The writing in this novel is for those who are deaf to cliché and insensitive to plodding prose. Someone, for example, actually says, “We’re all gonna die.” And Hawkins writes: “His scarred face looked as if it had been burned by napalm and somebody had put it out with a garden rake.”

On the very same page we get: “The malevolence in his voice chilled Rivers to the bone.” All the way to the bone? As I read that my expectations for the novel sank even lower.

We get the usual John Wayne references found in Marine Corps books:  “John Wayne routine, ” “John Wayne incarnate, ” and “instructions on how John Wayne would use a knife to cut a throat.”  We get two references to “feather merchants, ” and countless “saddle up’s.” I lost track of how many times they got out of Dodge, but there were at least five of them.

We get a mention of lima beans and ham, which I was thankful for, but when I read, “happier than a pig in shit, ” I was compelled to ask myself, how happy is that pig? I believe that pigs actually prefer to be clean whenever they can be. When an NVA is shot, he “dropped like someone slugged in the stomach with a baseball bat.”  I’ll bet he did not.  And it was likely to be “darker than midnight in a coal bin” when that happened.

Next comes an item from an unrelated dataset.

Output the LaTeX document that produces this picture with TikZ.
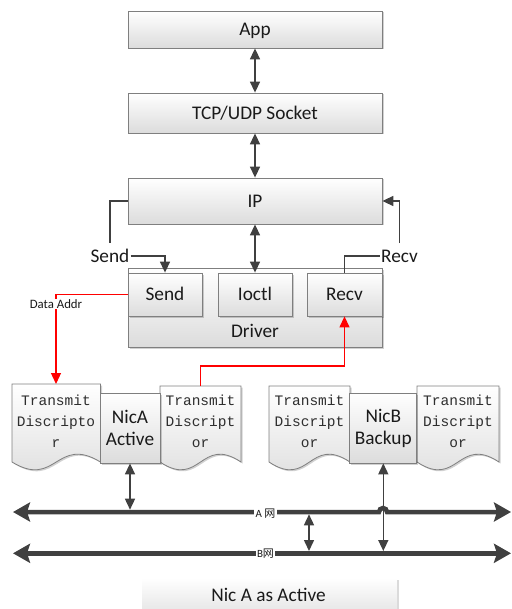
\documentclass[tikz,border=0pt]{standalone}
\usepackage{fontspec}
\setmainfont{Carlito}
\newfontfamily\docmono{Liberation Mono}
\newfontfamily\cjkfont{Noto Sans CJK SC}
\usetikzlibrary{arrows.meta,shadows,calc}

\definecolor{linegray}{HTML}{404040}
\definecolor{edgegray}{HTML}{7F7F7F}
\definecolor{fillbottom}{HTML}{DCDCDC}
\definecolor{textdark}{HTML}{1A1A1A}
\definecolor{wirered}{HTML}{FF0000}

\tikzset{
  >={Triangle[length=11pt,width=10pt]},
  panel/.style={draw=edgegray, line width=0.8pt, top color=white, bottom color=fillbottom,
    drop shadow={shadow xshift=1.5pt, shadow yshift=-1.5pt, fill=black, opacity=0.18},
    inner sep=0pt, text=textdark, font=\fontsize{19.3}{22}\selectfont},
  capline/.style={text height=12.4pt, text depth=0pt},
  sheet/.style={draw=edgegray, line width=0.8pt, top color=white, bottom color=fillbottom},
  sheettext/.style={font=\docmono\fontsize{14.5}{21}\selectfont, text=black!82, align=center, inner sep=0pt},
  wire/.style={draw=linegray, line width=1.5pt},
  redwire/.style={draw=wirered, line width=1.3pt},
  bus/.style={draw=linegray, line width=4.5pt,
    arrows={Stealth[length=17pt,width=19pt,inset=3pt]-Stealth[length=17pt,width=19pt,inset=3pt]}},
  tag/.style={font=\fontsize{19.3}{22}\selectfont, text=textdark, text height=12.4pt, text depth=0pt,
    inner xsep=1pt, inner ysep=6.6pt},
  addr/.style={font=\fontsize{12.8}{14}\selectfont, fill=white, inner sep=1pt, text=textdark},
  netlbl/.style={font=\fontsize{11}{13}\selectfont, fill=white, inner xsep=1.5pt, inner ysep=1pt, text=textdark},
}

% document sheet with wavy bottom edge: left x, right x, top y
\newcommand\docsheet[3]{%
  \begin{scope}[shift={(1.5,1.5)}]
    \fill[black!18] (#1,#3) -- (#2,#3) -- (#2,462)
      .. controls ({(#1+#2)/2},435) and ({(#1+#2)/2},489) .. (#1,462) -- cycle;
  \end{scope}
  \shade[sheet] (#1,#3) -- (#2,#3) -- (#2,462)
      .. controls ({(#1+#2)/2},435) and ({(#1+#2)/2},489) .. (#1,462) -- cycle;
}

\begin{document}
\begin{tikzpicture}[x=1pt,y=-1pt]
\useasboundingbox (0,0) rectangle (511,609);

% protocol stack
\node[panel, capline, minimum width=254pt, minimum height=37pt] (app) at (255,29.5) {App};
\node[panel, capline, minimum width=254pt, minimum height=40pt] (tcp) at (255,113) {TCP/UDP Socket};
\node[panel, capline, minimum width=254pt, minimum height=46pt] (ip) at (255,201) {IP};

% driver with its three parts
\node[panel, minimum width=254pt, minimum height=79pt] (driver) at (255,307.5) {};
\node[tag, inner sep=0pt] (driverlbl) at (255,331) {Driver};
\node[panel, capline, minimum width=74pt, minimum height=43pt] (send) at (165,294.5) {Send};
\node[panel, capline, minimum width=74pt, minimum height=43pt] (ioctl) at (255,294.5) {Ioctl};
\node[panel, capline, minimum width=75pt, minimum height=43pt] (recv) at (344.5,294.5) {Recv};

\draw[wire,<->] (app.south) -- (tcp.north);
\draw[wire,<->] (tcp.south) -- (ip.north);
\draw[wire,<->] (ip.south) -- (ioctl.north);

% send / receive paths between IP and driver
\node[tag] (sendlbl) at (110,256) {Send};
\node[tag] (recvlbl) at (399.5,256) {Recv};
\draw[wire] (ip.west) -| (sendlbl.north);
\draw[wire,->] (sendlbl.east) -| (send.north);
\draw[wire,->] (recvlbl.north) |- (ip.east);
\draw[wire] (recvlbl.west) -| (recv.north);

% descriptor sheets and the two NICs
\docsheet{12}{100.5}{384}
\docsheet{160}{241}{386}
\docsheet{269}{350}{386}
\docsheet{417}{499}{386}
\node[sheettext] (d1) at (56,421.7) {Transmit\\Discripto\\r};
\node[sheettext] (d2) at (200.5,421.7) {Transmit\\Discript\\or};
\node[sheettext] (d3) at (309.5,421.7) {Transmit\\Discript\\or};
\node[sheettext] (d4) at (458,421.7) {Transmit\\Discript\\or};
\coordinate (d1top) at (56,384);
\coordinate (d2top) at (200.5,386);

\node[panel, align=center, minimum width=60pt, minimum height=70pt] (nica) at (130,428) {NicA\\Active};
\node[panel, align=center, minimum width=67pt, minimum height=70pt] (nicb) at (383.3,428) {NicB\\Backup};

% data flow through the driver
\draw[redwire,->] (send.west) -| (d1top);
\node[addr] (addrlbl) at (56,304) {Data Addr};
\draw[redwire,->] (d2top) -- ++(0,-20) -| (recv.south);

% networks
\coordinate (aW) at (13,512);
\coordinate (aE) at (511,512);
\coordinate (bW) at (13,553.3);
\coordinate (bE) at (511,553.3);
\coordinate (atop) at (0,509.7);
\coordinate (btop) at (0,551);
\coordinate (linkA) at (309,514.3);
\coordinate (linkB) at (309,551);

\draw[wire,<->] (nicb.south) -- (nicb.south |- btop);
\draw[bus] (aW) -- (379,512) arc (180:360:4) -- (aE);
\draw[bus] (bW) -- (bE);
\draw[wire,<->] (nica.south) -- (nica.south |- atop);
\draw[wire,<->] (linkA) -- (linkB);
\node[netlbl] (alabel) at (265.5,513.5) {A {\cjkfont 网}};
\node[netlbl] (blabel) at (265.5,553.8) {B{\cjkfont 网}};

% caption
\shade[top color=white, bottom color=black!9] (142,578) rectangle (397,609);
\fill[black!14] (397,580) rectangle (399,609);
\node[capline, font=\fontsize{19.3}{22}\selectfont, text=textdark, inner sep=0pt] (caption) at (268.5,595.3) {Nic A as Active};
\end{tikzpicture}
\end{document}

We get a reference to “hippy bastards, ” and when our hero passes through an airport, he has to deal with “a large gathering of long haired, scantily clad demonstrators” One of their signs reads, “Welcome Home, Baby Killers.”

Were the “scantily clad” demonstrators wearing bikinis? I’d love to know since I went to a lot of antiwar rallies and never encountered anyone who was scantily clad. I wish I had been so lucky.

Civilians are casually described as “fat, dirty.” REMFs are mentioned countless times in the novel—never in a kind way.

The one true villain in this novel is a REMF Marine Corps officer, who vilely undermines the authority and credibility of the hero, Paul Jackson, causing the deaths of many Marines.

I would have liked to have read a lot more of Marines in combat, and more about the setting up of the “two-man reconnaissance-team concept in the Vietnam War” and a lot less social commenting.  My theory, based on the author’s comments, is that Hawkins could not help himself. The book was his chance to express long-lived bitterness, and he let it rip whenever he could jam it in.

It does not benefit what could have been an exciting Marine Corps novel about an exceptional teenaged Marine. At least Jane Fonda went unmentioned.